China blues(*), titre improbable d’un livre que renseigne mieux la mention « Voyage au pays de l’harmonie précaire » est une enquête réalisée par deux militants, plutôt ultra-gauches voire libertaires dans la Chine contemporaine. La Librairie de l’Atelier qui les réunissait ce soir permettait de poser un visage sur ces noms d’emprunts.
Extraits de l’invite qui fait un lien entre l’omniprésence de la « micro-question tibétaine » (selon le mot de l’éditeur**) et le peu d’intérêt accordé au reste de la question chinoise.
Depuis quelque temps le Tibet est l’arbre qui nous cache une forêt en feu. La situation au Tibet s’apparente certes à celle d’une colonie : exploitation des matières premières, déplacements de populations, effacement de la culture traditionnelle, peuplement chinois massif.
Mais cette situation ne peut être séparée de la nature oppressive du régime chinois et des objectifs qu’il poursuit. L’Occident s’est ému que les « droits de l’homme » soient bafoués au Tibet. Mais de quels droits et de quels hommes parlent-on ? Pendant qu’on parle de « droits de l’homme », les autres aspects de la question sociale passent à la trappe : les émeutes paysannes contre des expropriations de terres, la découverte d’un vaste réseau d’exploitation d’enfants esclaves dans la région de Liangshan, au Sichuan, les grèves et les révoltes récurrentes dans les bagnes industriels et les mines, les catastrophes à répétition qui s’abattent sur les couches les plus défavorisées de la population, l’étendue du système concentrationnaire.
China Blues, voyage au pays de l’harmonie précaire est un recueil de témoignages qui rappelle que la Chine d’aujourd’hui n’est pas un monde séparé, mais la caricature bureaucratique du modèle libéral présenté ici comme notre avenir indépassable. Composé d’une série d’entretiens sur le vif et de documents originaux traduits du chinois, le livre brosse un tableau saisissant du nouvel « atelier du monde » et montre le vrai visage de la « société harmonieuse » avec sa « croissance à deux chiffres » que nous vantent les dirigeants chinois. On y découvrira ainsi certains aspects peu connus du pays de la répression concentrationnaire, des ONG pseudo-écologistes et de la surexploitation généralisée qui accable les millions de paysans déracinés, travailleurs précaires des zones franches et autres victimes de la pollution durable. La Chine pose la question sociale à l’échelle de l’humanité entière.
Un livre qui, volontairement, ne trace pas vraiment de raisons d’espérer mais qui a le mérite de donner de l’envergure au débat.

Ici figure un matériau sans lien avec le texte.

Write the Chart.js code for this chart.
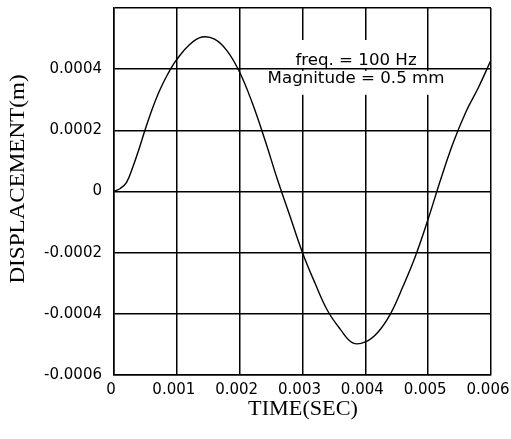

(*) Hsi Hsuan-wou & Charles Reeve, China Blues (Voyage au pays de l’harmonie précaire), mai 2008, Éditions Verticales.
(**) Les Editions Verticales avaient publiées « Entre les murs » en 2006 scénario du film qui a reçu la Palme d’Or cette année. L’ambition de cette maison d’édition est de mener une politique d’auteurs en découvrant des voix singulières, être « un centre de ralliement des divergences », comme le dit son fondateur. Il faut entendre par la position « verticale » celle orthopédique autant que celle poétique : rester debout face aux menaces de la normalisation, de la propagande du divertissement, pour échapper à une littérature « utile, utilisée, utilitaire, utilisable », comme disait l’un des auteurs, Jean-Marc Lovay. Le catalogue éclectique et contemporain permet aussi de gommer « l’oubli du politique sous le littéraire ».